*SHORT EXERCISE*
From the records below, please print only the lines from the one containing "Generate a LaTeX" through the one containing "(0,0) rectangle (1639,844);", both included. Skip the pictures.

*DATA EXCERPTS*
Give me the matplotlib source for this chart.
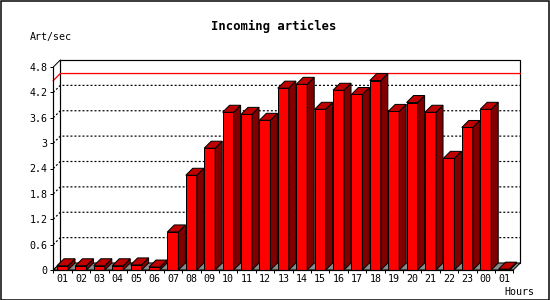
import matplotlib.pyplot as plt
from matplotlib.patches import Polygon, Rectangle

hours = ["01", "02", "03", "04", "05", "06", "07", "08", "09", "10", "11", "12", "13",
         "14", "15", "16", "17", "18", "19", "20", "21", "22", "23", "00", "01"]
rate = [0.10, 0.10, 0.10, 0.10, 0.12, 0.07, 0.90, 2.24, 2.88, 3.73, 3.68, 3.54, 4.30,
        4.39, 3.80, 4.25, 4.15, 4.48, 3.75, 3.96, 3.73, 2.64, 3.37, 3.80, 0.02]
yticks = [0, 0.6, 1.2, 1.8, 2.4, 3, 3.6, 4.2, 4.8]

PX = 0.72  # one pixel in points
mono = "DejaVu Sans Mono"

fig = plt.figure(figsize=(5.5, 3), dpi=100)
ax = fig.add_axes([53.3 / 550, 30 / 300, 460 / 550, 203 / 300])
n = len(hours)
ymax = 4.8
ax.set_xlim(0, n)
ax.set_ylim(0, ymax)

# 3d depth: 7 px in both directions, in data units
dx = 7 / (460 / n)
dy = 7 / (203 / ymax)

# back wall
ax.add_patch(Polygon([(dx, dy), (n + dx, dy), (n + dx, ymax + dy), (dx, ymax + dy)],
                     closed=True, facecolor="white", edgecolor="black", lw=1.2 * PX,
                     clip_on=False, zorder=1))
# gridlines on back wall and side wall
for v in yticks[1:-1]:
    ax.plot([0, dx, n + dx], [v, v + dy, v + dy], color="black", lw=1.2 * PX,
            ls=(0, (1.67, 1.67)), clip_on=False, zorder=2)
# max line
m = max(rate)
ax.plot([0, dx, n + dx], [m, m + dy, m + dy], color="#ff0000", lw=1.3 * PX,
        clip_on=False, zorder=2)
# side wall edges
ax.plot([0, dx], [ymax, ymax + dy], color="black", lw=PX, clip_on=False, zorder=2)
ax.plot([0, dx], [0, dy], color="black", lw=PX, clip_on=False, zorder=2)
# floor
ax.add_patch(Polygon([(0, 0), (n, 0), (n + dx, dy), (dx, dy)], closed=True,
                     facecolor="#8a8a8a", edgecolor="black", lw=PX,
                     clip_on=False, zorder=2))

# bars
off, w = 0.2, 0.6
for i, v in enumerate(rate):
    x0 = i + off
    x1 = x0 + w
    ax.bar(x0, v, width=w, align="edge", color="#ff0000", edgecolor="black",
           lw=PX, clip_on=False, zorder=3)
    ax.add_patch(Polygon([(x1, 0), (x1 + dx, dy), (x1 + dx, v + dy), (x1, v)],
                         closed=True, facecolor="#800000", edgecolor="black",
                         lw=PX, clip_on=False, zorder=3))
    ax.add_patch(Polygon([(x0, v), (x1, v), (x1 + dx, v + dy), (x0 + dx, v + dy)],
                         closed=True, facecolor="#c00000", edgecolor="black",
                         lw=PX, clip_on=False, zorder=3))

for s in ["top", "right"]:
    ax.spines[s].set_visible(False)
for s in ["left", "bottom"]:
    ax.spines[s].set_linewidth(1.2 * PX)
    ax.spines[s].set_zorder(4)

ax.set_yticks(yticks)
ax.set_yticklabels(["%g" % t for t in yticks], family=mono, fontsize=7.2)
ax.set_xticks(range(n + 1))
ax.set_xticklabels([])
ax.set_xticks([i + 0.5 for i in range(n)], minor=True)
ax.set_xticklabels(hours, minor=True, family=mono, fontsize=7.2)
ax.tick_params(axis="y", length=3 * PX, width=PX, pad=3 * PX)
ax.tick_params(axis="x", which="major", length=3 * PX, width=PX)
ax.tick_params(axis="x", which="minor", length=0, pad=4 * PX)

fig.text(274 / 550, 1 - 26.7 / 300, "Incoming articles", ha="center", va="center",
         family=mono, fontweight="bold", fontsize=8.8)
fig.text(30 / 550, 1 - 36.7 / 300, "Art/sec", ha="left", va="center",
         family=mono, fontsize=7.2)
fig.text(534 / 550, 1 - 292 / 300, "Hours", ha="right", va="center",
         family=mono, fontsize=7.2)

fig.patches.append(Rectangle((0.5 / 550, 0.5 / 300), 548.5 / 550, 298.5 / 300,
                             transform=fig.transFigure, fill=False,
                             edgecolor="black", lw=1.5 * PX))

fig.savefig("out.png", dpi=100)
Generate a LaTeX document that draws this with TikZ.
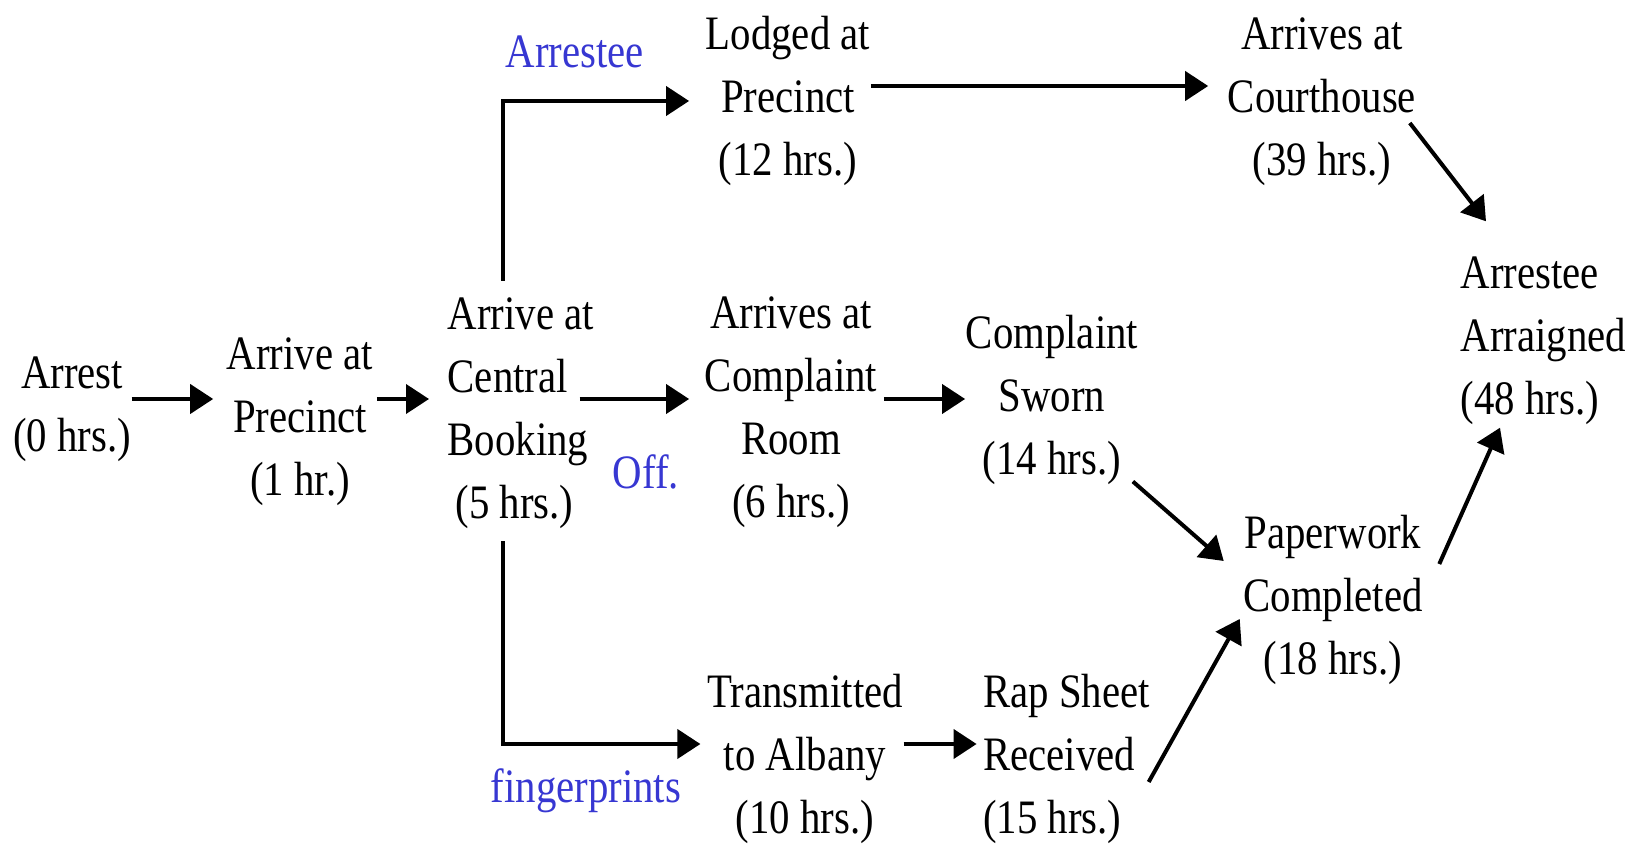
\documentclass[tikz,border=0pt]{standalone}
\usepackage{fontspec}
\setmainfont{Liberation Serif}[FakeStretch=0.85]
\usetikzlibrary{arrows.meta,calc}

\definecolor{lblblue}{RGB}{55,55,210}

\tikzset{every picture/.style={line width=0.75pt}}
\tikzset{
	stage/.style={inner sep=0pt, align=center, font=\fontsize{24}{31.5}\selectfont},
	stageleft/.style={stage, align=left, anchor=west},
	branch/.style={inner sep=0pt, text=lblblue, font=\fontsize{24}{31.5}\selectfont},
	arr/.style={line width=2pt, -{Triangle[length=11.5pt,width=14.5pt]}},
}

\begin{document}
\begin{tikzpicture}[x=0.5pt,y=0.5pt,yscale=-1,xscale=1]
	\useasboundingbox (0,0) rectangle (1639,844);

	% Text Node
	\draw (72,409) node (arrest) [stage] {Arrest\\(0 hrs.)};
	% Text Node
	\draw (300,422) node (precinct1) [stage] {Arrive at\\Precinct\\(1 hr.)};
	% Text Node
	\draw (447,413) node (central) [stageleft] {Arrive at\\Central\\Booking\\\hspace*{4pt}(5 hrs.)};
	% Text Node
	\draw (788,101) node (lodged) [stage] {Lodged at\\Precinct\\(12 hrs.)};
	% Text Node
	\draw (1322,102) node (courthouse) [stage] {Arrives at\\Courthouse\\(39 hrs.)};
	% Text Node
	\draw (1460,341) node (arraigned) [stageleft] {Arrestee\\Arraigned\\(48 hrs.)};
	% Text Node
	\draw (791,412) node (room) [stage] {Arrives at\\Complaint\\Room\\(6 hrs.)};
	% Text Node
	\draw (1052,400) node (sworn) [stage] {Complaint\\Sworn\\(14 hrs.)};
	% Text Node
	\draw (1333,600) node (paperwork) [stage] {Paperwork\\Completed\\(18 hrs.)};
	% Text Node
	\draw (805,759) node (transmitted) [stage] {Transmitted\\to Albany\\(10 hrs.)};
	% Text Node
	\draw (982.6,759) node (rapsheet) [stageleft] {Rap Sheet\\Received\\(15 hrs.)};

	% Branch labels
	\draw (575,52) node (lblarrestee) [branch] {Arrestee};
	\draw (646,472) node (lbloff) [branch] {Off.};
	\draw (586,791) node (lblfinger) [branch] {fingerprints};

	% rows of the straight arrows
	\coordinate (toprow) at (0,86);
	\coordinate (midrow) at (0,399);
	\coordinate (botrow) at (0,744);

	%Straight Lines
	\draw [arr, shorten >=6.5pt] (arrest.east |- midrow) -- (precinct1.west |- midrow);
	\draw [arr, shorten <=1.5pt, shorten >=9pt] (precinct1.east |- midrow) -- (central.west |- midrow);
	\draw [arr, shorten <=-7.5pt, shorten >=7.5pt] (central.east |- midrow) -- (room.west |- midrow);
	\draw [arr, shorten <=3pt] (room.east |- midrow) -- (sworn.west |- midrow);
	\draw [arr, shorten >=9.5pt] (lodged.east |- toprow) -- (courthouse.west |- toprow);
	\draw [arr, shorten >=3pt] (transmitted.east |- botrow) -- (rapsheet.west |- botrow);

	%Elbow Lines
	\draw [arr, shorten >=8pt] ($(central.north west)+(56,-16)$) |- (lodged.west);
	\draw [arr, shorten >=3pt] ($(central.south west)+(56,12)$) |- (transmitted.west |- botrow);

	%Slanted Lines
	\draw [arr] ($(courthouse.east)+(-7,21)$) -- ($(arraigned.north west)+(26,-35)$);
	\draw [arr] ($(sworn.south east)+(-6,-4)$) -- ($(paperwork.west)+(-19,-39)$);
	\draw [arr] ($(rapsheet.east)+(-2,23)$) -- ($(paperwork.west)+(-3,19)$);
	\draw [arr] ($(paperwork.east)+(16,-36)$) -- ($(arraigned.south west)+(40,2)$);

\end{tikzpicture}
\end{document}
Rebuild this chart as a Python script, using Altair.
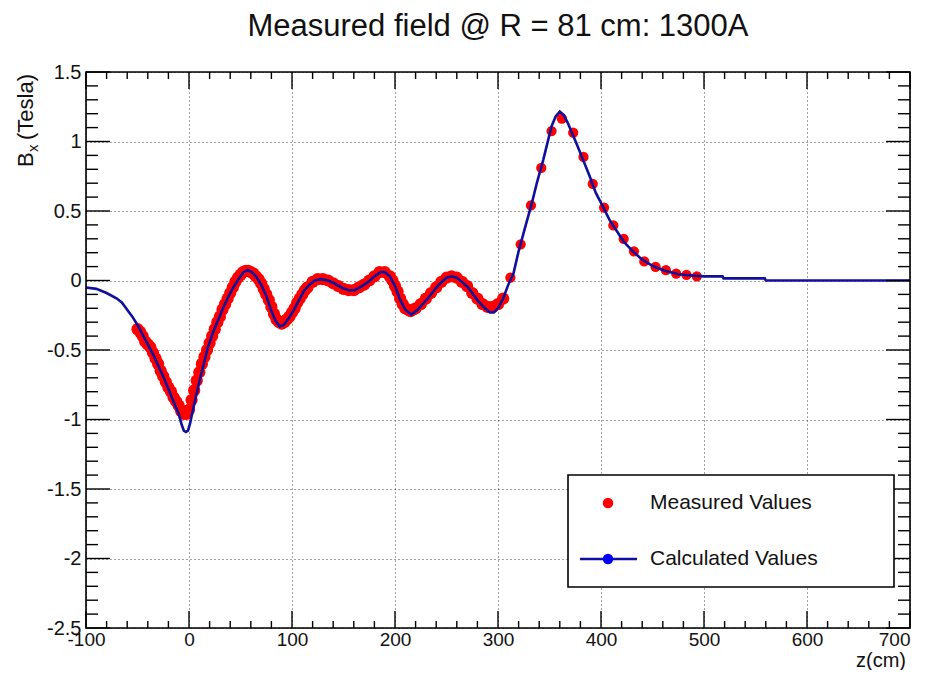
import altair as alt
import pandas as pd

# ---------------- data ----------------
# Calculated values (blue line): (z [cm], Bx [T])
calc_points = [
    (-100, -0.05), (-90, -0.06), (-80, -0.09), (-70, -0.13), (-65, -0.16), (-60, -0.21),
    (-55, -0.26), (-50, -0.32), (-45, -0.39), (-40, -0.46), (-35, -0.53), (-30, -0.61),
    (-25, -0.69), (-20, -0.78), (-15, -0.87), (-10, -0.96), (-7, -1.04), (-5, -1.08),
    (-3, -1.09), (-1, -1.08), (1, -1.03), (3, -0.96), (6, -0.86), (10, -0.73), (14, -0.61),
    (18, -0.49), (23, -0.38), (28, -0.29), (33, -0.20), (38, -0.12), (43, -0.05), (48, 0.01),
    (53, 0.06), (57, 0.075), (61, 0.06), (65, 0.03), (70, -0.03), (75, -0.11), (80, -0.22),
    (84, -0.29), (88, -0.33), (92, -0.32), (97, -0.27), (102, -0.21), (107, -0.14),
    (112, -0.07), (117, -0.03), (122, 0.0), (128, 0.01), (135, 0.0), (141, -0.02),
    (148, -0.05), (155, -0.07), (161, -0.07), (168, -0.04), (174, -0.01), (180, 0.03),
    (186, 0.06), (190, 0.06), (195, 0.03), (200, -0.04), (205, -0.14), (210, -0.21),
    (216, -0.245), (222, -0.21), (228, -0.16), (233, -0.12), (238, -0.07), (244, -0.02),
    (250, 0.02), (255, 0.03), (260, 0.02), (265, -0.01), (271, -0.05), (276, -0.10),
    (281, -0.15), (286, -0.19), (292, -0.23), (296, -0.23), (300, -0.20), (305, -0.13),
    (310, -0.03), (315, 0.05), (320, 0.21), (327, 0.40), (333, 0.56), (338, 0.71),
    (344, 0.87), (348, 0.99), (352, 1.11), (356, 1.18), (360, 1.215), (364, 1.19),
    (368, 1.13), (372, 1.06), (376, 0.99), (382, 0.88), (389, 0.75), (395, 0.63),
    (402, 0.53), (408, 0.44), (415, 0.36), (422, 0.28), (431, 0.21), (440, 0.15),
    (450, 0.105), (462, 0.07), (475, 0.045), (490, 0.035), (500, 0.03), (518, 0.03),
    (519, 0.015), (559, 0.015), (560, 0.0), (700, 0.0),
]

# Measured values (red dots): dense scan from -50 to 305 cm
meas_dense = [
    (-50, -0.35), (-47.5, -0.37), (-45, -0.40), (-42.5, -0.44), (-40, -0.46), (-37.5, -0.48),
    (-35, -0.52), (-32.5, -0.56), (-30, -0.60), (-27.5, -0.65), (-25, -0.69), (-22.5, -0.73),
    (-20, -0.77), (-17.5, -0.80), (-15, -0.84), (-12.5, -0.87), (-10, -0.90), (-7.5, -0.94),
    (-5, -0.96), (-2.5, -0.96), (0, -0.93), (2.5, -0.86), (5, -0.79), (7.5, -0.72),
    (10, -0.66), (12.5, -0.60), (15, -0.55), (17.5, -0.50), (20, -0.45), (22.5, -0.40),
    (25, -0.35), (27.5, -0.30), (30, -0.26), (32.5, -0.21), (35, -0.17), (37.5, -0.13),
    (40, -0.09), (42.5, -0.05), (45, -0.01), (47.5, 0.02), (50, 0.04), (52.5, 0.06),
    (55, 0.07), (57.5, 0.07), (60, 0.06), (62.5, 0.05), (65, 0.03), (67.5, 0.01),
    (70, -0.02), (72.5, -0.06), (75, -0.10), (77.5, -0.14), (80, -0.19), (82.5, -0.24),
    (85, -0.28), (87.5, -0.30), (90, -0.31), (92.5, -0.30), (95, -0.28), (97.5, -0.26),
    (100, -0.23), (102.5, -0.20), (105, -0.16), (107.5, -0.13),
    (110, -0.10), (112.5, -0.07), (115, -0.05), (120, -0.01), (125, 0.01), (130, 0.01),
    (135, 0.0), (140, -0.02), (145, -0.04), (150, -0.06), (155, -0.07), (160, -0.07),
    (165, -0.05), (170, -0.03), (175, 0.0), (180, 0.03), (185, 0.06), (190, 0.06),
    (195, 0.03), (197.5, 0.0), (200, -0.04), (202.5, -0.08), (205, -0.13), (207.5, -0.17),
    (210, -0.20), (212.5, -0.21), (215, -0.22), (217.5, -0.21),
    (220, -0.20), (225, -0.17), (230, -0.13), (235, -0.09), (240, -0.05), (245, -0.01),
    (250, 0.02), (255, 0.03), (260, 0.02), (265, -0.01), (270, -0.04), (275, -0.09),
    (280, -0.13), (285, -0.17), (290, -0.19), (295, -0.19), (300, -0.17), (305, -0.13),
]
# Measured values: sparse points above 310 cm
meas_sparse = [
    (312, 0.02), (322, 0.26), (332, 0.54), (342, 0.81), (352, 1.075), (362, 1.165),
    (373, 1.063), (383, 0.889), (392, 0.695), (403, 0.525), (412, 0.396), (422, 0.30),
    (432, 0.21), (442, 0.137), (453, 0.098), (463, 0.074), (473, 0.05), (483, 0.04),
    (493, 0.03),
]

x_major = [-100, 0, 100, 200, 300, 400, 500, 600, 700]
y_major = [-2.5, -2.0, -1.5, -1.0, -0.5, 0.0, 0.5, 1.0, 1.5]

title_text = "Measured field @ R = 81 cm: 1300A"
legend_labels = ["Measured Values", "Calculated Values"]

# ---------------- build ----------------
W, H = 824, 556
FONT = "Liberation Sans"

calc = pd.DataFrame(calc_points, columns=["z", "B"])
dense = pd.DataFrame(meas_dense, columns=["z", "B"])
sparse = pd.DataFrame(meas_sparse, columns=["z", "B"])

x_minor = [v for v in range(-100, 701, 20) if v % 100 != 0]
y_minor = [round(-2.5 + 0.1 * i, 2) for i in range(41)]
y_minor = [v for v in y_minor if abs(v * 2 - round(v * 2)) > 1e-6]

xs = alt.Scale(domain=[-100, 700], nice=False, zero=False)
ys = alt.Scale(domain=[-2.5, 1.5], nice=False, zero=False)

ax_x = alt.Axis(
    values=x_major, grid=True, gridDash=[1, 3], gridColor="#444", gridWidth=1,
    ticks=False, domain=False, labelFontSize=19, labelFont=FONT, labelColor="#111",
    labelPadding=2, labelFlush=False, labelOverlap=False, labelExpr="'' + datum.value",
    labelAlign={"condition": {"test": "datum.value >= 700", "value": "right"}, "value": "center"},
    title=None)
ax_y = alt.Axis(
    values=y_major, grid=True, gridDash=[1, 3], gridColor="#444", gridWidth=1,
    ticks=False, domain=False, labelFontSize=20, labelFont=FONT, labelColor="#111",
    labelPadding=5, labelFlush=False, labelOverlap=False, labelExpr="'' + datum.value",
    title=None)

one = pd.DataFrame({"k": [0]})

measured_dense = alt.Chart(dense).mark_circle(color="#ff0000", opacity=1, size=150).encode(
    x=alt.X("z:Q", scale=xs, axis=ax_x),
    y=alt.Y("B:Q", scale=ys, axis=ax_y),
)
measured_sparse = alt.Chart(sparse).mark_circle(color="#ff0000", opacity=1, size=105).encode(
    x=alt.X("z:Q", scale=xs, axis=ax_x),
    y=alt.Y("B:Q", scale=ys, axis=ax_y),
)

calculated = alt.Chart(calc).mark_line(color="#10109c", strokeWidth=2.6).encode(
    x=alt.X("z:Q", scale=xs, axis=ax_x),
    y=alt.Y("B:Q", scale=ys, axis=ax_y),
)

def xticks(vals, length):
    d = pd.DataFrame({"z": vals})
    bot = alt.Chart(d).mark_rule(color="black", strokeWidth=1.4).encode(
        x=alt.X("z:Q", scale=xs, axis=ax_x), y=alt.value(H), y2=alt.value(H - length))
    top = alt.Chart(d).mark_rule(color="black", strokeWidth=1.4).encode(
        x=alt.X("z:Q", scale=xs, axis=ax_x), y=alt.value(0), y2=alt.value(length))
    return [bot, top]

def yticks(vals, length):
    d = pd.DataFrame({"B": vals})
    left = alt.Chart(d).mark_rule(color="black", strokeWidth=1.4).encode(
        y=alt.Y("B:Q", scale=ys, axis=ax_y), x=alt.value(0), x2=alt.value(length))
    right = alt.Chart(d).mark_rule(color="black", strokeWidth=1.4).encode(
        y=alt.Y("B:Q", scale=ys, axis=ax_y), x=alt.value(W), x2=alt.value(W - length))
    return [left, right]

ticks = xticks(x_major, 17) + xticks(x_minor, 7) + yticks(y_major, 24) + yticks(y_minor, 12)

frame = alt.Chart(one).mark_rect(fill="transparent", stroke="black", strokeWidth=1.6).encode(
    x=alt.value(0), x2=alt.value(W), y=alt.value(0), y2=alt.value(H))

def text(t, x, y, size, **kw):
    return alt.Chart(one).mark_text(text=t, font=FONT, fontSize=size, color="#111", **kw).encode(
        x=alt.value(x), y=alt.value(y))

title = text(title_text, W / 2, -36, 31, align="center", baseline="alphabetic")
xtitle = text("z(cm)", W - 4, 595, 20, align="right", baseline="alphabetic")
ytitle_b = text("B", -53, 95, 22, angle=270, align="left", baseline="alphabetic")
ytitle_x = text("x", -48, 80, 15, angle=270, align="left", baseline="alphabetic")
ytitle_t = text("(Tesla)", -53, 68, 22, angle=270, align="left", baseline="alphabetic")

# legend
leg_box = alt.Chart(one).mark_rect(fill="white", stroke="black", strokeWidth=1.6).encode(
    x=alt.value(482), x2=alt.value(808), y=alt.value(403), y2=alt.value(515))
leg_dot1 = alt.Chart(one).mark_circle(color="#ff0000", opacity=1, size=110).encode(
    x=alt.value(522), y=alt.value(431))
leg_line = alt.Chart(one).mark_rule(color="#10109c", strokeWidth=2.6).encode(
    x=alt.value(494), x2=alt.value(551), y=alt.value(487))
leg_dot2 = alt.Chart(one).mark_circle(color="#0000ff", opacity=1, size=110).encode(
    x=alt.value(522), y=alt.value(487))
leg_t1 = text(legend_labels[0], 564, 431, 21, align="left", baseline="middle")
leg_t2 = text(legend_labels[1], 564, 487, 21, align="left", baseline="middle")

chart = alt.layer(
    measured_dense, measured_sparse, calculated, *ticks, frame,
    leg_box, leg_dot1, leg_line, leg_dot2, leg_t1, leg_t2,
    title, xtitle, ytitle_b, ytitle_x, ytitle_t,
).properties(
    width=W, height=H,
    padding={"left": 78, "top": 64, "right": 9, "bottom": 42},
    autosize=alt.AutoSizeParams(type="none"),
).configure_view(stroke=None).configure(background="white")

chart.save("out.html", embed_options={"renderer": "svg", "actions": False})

*FINISHED EXERCISE*
Generate a LaTeX document that draws this with TikZ.
\documentclass[tikz,border=0pt]{standalone}
\usepackage{fontspec}
\setmainfont{Liberation Serif}[FakeStretch=0.85]
\usetikzlibrary{arrows.meta,calc}

\definecolor{lblblue}{RGB}{55,55,210}

\tikzset{every picture/.style={line width=0.75pt}}
\tikzset{
	stage/.style={inner sep=0pt, align=center, font=\fontsize{24}{31.5}\selectfont},
	stageleft/.style={stage, align=left, anchor=west},
	branch/.style={inner sep=0pt, text=lblblue, font=\fontsize{24}{31.5}\selectfont},
	arr/.style={line width=2pt, -{Triangle[length=11.5pt,width=14.5pt]}},
}

\begin{document}
\begin{tikzpicture}[x=0.5pt,y=0.5pt,yscale=-1,xscale=1]
	\useasboundingbox (0,0) rectangle (1639,844);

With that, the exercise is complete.